▸ **Goal**: Every line below is to be copied exactly, with the pictures left out.

▸ **Dataset content**:
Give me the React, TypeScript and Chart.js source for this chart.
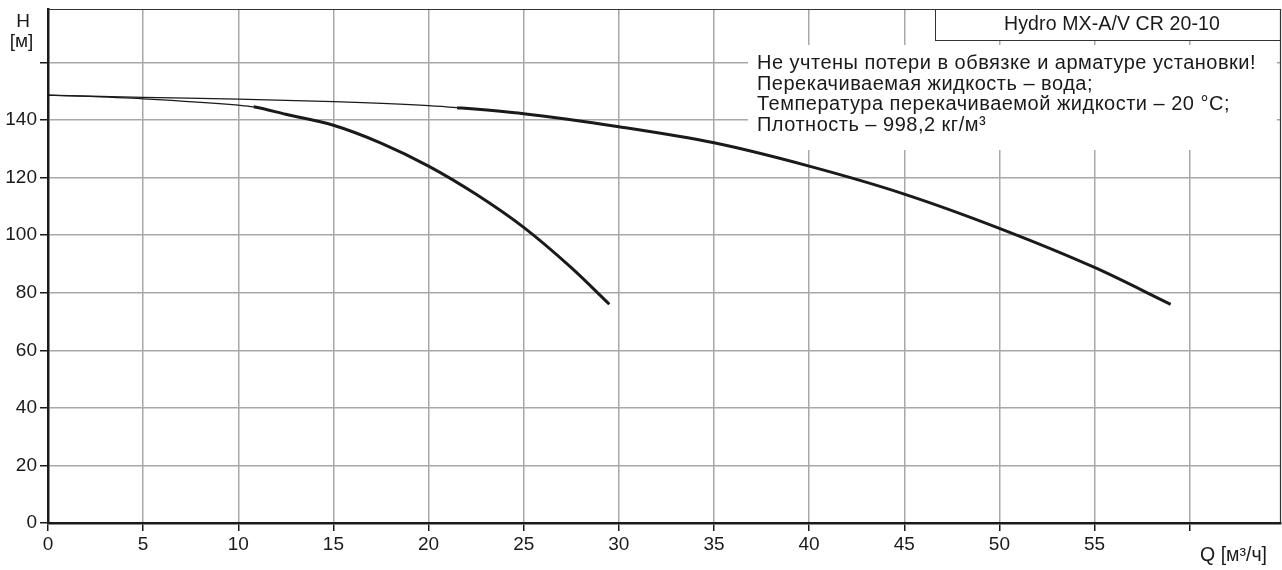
import React, { useEffect, useRef } from 'react';
import { Chart, registerables } from 'chart.js';

Chart.register(...registerables);

// ---- data ----
const xTicks = [0, 5, 10, 15, 20, 25, 30, 35, 40, 45, 50, 55, 60];
const xTickLabels = ['0', '5', '10', '15', '20', '25', '30', '35', '40', '45', '50', '55', ''];
const yTicks = [0, 20, 40, 60, 80, 100, 120, 140, 160];
const yTickLabels = ['0', '20', '40', '60', '80', '100', '120', '140', ''];

// curve for both pumps
const q1 = [0, 5, 10, 15, 20, 21.5, 25, 30, 35, 40, 45, 50, 55, 59];
const h1 = [148.7, 147.9, 147.3, 146.4, 145.0, 144.3, 142.2, 137.7, 132.1, 124.0, 114.3, 102.4, 88.8, 76.0];
// curve for one pump
const q2 = [0, 5, 10, 10.8, 12.5, 15, 17.5, 20, 22.5, 25, 27.5, 29.5];
const h2 = [148.7, 147.4, 145.2, 144.6, 142.0, 138.2, 132.0, 124.0, 114.2, 102.7, 88.7, 76.0];

const thickFrom1 = 21.5;
const thickFrom2 = 10.8;

const titleText = 'Hydro MX-A/V CR 20-10';
const noteLines = [
  'Не учтены потери в обвязке и арматуре установки!',
  'Перекачиваемая жидкость – вода;',
  'Температура перекачиваемой жидкости – 20 °C;',
  'Плотность – 998,2 кг/м³',
];
const yTitleLines = ['H', '[м]'];
const xTitle = 'Q [м³/ч]';

const FONT = '"Liberation Sans", Arial, sans-serif';
const INK = '#1a1a1a';

const fitSpacing = (ctx: any, text: string, target: number) => {
  ctx.letterSpacing = '0px';
  const w = ctx.measureText(text).width;
  return Math.max(0, (target - w) / text.length);
};

const overlayPlugin = {
  id: 'overlay',
  beforeDatasetsDraw(chart: any) {
    const { ctx, chartArea } = chart;
    ctx.save();
    // notes box (white, hides grid)
    const nx = 748;
    const ny = 45;
    ctx.fillStyle = '#ffffff';
    ctx.fillRect(nx, ny, chartArea.right - 4 - nx, 105);
    ctx.fillStyle = INK;
    ctx.font = `20px ${FONT}`;
    ctx.textAlign = 'left';
    ctx.textBaseline = 'alphabetic';
    const ls = fitSpacing(ctx, noteLines[0], 499);
    ctx.letterSpacing = `${ls}px`;
    noteLines.forEach((l, i) => ctx.fillText(l, 757, 69 + i * 20.5));
    ctx.letterSpacing = '0px';
    // title box
    const bx = 935;
    const by = chartArea.top;
    const bw = chartArea.right - bx;
    const bh = 31;
    ctx.fillStyle = '#ffffff';
    ctx.fillRect(bx, by, bw, bh);
    ctx.strokeStyle = '#333';
    ctx.lineWidth = 1;
    ctx.strokeRect(bx + 0.5, by + 0.5, bw - 1, bh);
    ctx.fillStyle = INK;
    ctx.font = `19.5px ${FONT}`;
    ctx.textAlign = 'left';
    const ts = fitSpacing(ctx, titleText, 216);
    ctx.letterSpacing = `${ts}px`;
    ctx.fillText(titleText, 1004, 30);
    ctx.letterSpacing = '0px';
    ctx.restore();
  },
  afterDraw(chart: any) {
    const { ctx, chartArea } = chart;
    ctx.save();
    // top and right frame
    ctx.strokeStyle = '#333';
    ctx.lineWidth = 1.2;
    ctx.beginPath();
    ctx.moveTo(chartArea.left, chartArea.top + 0.5);
    ctx.lineTo(chartArea.right - 0.5, chartArea.top + 0.5);
    ctx.lineTo(chartArea.right - 0.5, chartArea.bottom);
    ctx.stroke();
    // axis titles
    ctx.fillStyle = INK;
    ctx.font = `19px ${FONT}`;
    ctx.textAlign = 'center';
    ctx.textBaseline = 'alphabetic';
    ctx.fillText(yTitleLines[0], 23, 27);
    ctx.fillText(yTitleLines[1], 21.5, 47);
    ctx.textAlign = 'right';
    ctx.font = `19.5px ${FONT}`;
    ctx.fillText(xTitle, 1267, 561);
    ctx.restore();
  },
};

export default function App() {
  const ref = useRef<HTMLCanvasElement | null>(null);

  useEffect(() => {
    if (!ref.current) return;
    Chart.defaults.font.family = FONT;
    const mk = (qs: number[], hs: number[]) => qs.map((q, i) => ({ x: q, y: hs[i] }));
    const chart = new Chart(ref.current, {
      type: 'line',
      data: {
        datasets: [
          {
            data: mk(q1, h1),
            borderColor: INK,
            borderWidth: 3,
            pointRadius: 0,
            cubicInterpolationMode: 'monotone',
            segment: { borderWidth: (c: any) => (c.p0.parsed.x < thickFrom1 ? 1.3 : 3) },
          },
          {
            data: mk(q2, h2),
            borderColor: INK,
            borderWidth: 3,
            pointRadius: 0,
            cubicInterpolationMode: 'monotone',
            segment: { borderWidth: (c: any) => (c.p0.parsed.x < thickFrom2 ? 1.3 : 3) },
          },
        ],
      },
      options: {
        animation: false,
        responsive: true,
        maintainAspectRatio: false,
        layout: { padding: { top: 9, right: 1, left: 0, bottom: 0 } },
        plugins: { legend: { display: false }, tooltip: { enabled: false } },
        scales: {
          x: {
            type: 'linear',
            min: 0,
            max: 64.8,
            afterBuildTicks: (s: any) => {
              s.ticks = xTicks.map((v) => ({ value: v }));
            },
            afterFit: (s: any) => {
              s.height = 47;
              s.paddingLeft = 0;
              s.paddingRight = 0;
            },
            ticks: {
              autoSkip: false,
              maxRotation: 0,
              padding: 2,
              color: INK,
              font: { size: 19 },
              callback: (v: any) => xTickLabels[xTicks.indexOf(Number(v))] ?? '',
            },
            grid: { color: '#a8a8a8', lineWidth: 1.5, tickColor: INK, tickLength: 8, tickWidth: 1.5 },
            border: { color: INK, width: 2.5 },
          },
          y: {
            type: 'linear',
            min: 0,
            max: 178.6,
            afterBuildTicks: (s: any) => {
              s.ticks = yTicks.map((v) => ({ value: v }));
            },
            afterFit: (s: any) => {
              s.width = 48;
              s.paddingTop = 0;
              s.paddingBottom = 0;
            },
            ticks: {
              autoSkip: false,
              padding: 3,
              color: INK,
              font: { size: 19 },
              callback: (v: any) => yTickLabels[yTicks.indexOf(Number(v))] ?? '',
            },
            grid: { color: '#a8a8a8', lineWidth: 1.5, tickColor: INK, tickLength: 8, tickWidth: 1.5 },
            border: { color: INK, width: 2.5 },
          },
        },
      },
      plugins: [overlayPlugin],
    } as any);
    return () => chart.destroy();
  }, []);

  return (
    <div style={{ position: 'absolute', left: 0, top: 0, width: 1282, height: 570, background: '#fff' }}>
      <canvas ref={ref} />
    </div>
  );
}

▸ **Full response**:
Give me the React, TypeScript and Chart.js source for this chart.
import React, { useEffect, useRef } from 'react';
import { Chart, registerables } from 'chart.js';

Chart.register(...registerables);

// ---- data ----
const xTicks = [0, 5, 10, 15, 20, 25, 30, 35, 40, 45, 50, 55, 60];
const xTickLabels = ['0', '5', '10', '15', '20', '25', '30', '35', '40', '45', '50', '55', ''];
const yTicks = [0, 20, 40, 60, 80, 100, 120, 140, 160];
const yTickLabels = ['0', '20', '40', '60', '80', '100', '120', '140', ''];

// curve for both pumps
const q1 = [0, 5, 10, 15, 20, 21.5, 25, 30, 35, 40, 45, 50, 55, 59];
const h1 = [148.7, 147.9, 147.3, 146.4, 145.0, 144.3, 142.2, 137.7, 132.1, 124.0, 114.3, 102.4, 88.8, 76.0];
// curve for one pump
const q2 = [0, 5, 10, 10.8, 12.5, 15, 17.5, 20, 22.5, 25, 27.5, 29.5];
const h2 = [148.7, 147.4, 145.2, 144.6, 142.0, 138.2, 132.0, 124.0, 114.2, 102.7, 88.7, 76.0];

const thickFrom1 = 21.5;
const thickFrom2 = 10.8;

const titleText = 'Hydro MX-A/V CR 20-10';
const noteLines = [
  'Не учтены потери в обвязке и арматуре установки!',
  'Перекачиваемая жидкость – вода;',
  'Температура перекачиваемой жидкости – 20 °C;',
  'Плотность – 998,2 кг/м³',
];
const yTitleLines = ['H', '[м]'];
const xTitle = 'Q [м³/ч]';

const FONT = '"Liberation Sans", Arial, sans-serif';
const INK = '#1a1a1a';

const fitSpacing = (ctx: any, text: string, target: number) => {
  ctx.letterSpacing = '0px';
  const w = ctx.measureText(text).width;
  return Math.max(0, (target - w) / text.length);
};

const overlayPlugin = {
  id: 'overlay',
  beforeDatasetsDraw(chart: any) {
    const { ctx, chartArea } = chart;
    ctx.save();
    // notes box (white, hides grid)
    const nx = 748;
    const ny = 45;
    ctx.fillStyle = '#ffffff';
    ctx.fillRect(nx, ny, chartArea.right - 4 - nx, 105);
    ctx.fillStyle = INK;
    ctx.font = `20px ${FONT}`;
    ctx.textAlign = 'left';
    ctx.textBaseline = 'alphabetic';
    const ls = fitSpacing(ctx, noteLines[0], 499);
    ctx.letterSpacing = `${ls}px`;
    noteLines.forEach((l, i) => ctx.fillText(l, 757, 69 + i * 20.5));
    ctx.letterSpacing = '0px';
    // title box
    const bx = 935;
    const by = chartArea.top;
    const bw = chartArea.right - bx;
    const bh = 31;
    ctx.fillStyle = '#ffffff';
    ctx.fillRect(bx, by, bw, bh);
    ctx.strokeStyle = '#333';
    ctx.lineWidth = 1;
    ctx.strokeRect(bx + 0.5, by + 0.5, bw - 1, bh);
    ctx.fillStyle = INK;
    ctx.font = `19.5px ${FONT}`;
    ctx.textAlign = 'left';
    const ts = fitSpacing(ctx, titleText, 216);
    ctx.letterSpacing = `${ts}px`;
    ctx.fillText(titleText, 1004, 30);
    ctx.letterSpacing = '0px';
    ctx.restore();
  },
  afterDraw(chart: any) {
    const { ctx, chartArea } = chart;
    ctx.save();
    // top and right frame
    ctx.strokeStyle = '#333';
    ctx.lineWidth = 1.2;
    ctx.beginPath();
    ctx.moveTo(chartArea.left, chartArea.top + 0.5);
    ctx.lineTo(chartArea.right - 0.5, chartArea.top + 0.5);
    ctx.lineTo(chartArea.right - 0.5, chartArea.bottom);
    ctx.stroke();
    // axis titles
    ctx.fillStyle = INK;
    ctx.font = `19px ${FONT}`;
    ctx.textAlign = 'center';
    ctx.textBaseline = 'alphabetic';
    ctx.fillText(yTitleLines[0], 23, 27);
    ctx.fillText(yTitleLines[1], 21.5, 47);
    ctx.textAlign = 'right';
    ctx.font = `19.5px ${FONT}`;
    ctx.fillText(xTitle, 1267, 561);
    ctx.restore();
  },
};

export default function App() {
  const ref = useRef<HTMLCanvasElement | null>(null);

  useEffect(() => {
    if (!ref.current) return;
    Chart.defaults.font.family = FONT;
    const mk = (qs: number[], hs: number[]) => qs.map((q, i) => ({ x: q, y: hs[i] }));
    const chart = new Chart(ref.current, {
      type: 'line',
      data: {
        datasets: [
          {
            data: mk(q1, h1),
            borderColor: INK,
            borderWidth: 3,
            pointRadius: 0,
            cubicInterpolationMode: 'monotone',
            segment: { borderWidth: (c: any) => (c.p0.parsed.x < thickFrom1 ? 1.3 : 3) },
          },
          {
            data: mk(q2, h2),
            borderColor: INK,
            borderWidth: 3,
            pointRadius: 0,
            cubicInterpolationMode: 'monotone',
            segment: { borderWidth: (c: any) => (c.p0.parsed.x < thickFrom2 ? 1.3 : 3) },
          },
        ],
      },
      options: {
        animation: false,
        responsive: true,
        maintainAspectRatio: false,
        layout: { padding: { top: 9, right: 1, left: 0, bottom: 0 } },
        plugins: { legend: { display: false }, tooltip: { enabled: false } },
        scales: {
          x: {
            type: 'linear',
            min: 0,
            max: 64.8,
            afterBuildTicks: (s: any) => {
              s.ticks = xTicks.map((v) => ({ value: v }));
            },
            afterFit: (s: any) => {
              s.height = 47;
              s.paddingLeft = 0;
              s.paddingRight = 0;
            },
            ticks: {
              autoSkip: false,
              maxRotation: 0,
              padding: 2,
              color: INK,
              font: { size: 19 },
              callback: (v: any) => xTickLabels[xTicks.indexOf(Number(v))] ?? '',
            },
            grid: { color: '#a8a8a8', lineWidth: 1.5, tickColor: INK, tickLength: 8, tickWidth: 1.5 },
            border: { color: INK, width: 2.5 },
          },
          y: {
            type: 'linear',
            min: 0,
            max: 178.6,
            afterBuildTicks: (s: any) => {
              s.ticks = yTicks.map((v) => ({ value: v }));
            },
            afterFit: (s: any) => {
              s.width = 48;
              s.paddingTop = 0;
              s.paddingBottom = 0;
            },
            ticks: {
              autoSkip: false,
              padding: 3,
              color: INK,
              font: { size: 19 },
              callback: (v: any) => yTickLabels[yTicks.indexOf(Number(v))] ?? '',
            },
            grid: { color: '#a8a8a8', lineWidth: 1.5, tickColor: INK, tickLength: 8, tickWidth: 1.5 },
            border: { color: INK, width: 2.5 },
          },
        },
      },
      plugins: [overlayPlugin],
    } as any);
    return () => chart.destroy();
  }, []);

  return (
    <div style={{ position: 'absolute', left: 0, top: 0, width: 1282, height: 570, background: '#fff' }}>
      <canvas ref={ref} />
    </div>
  );
}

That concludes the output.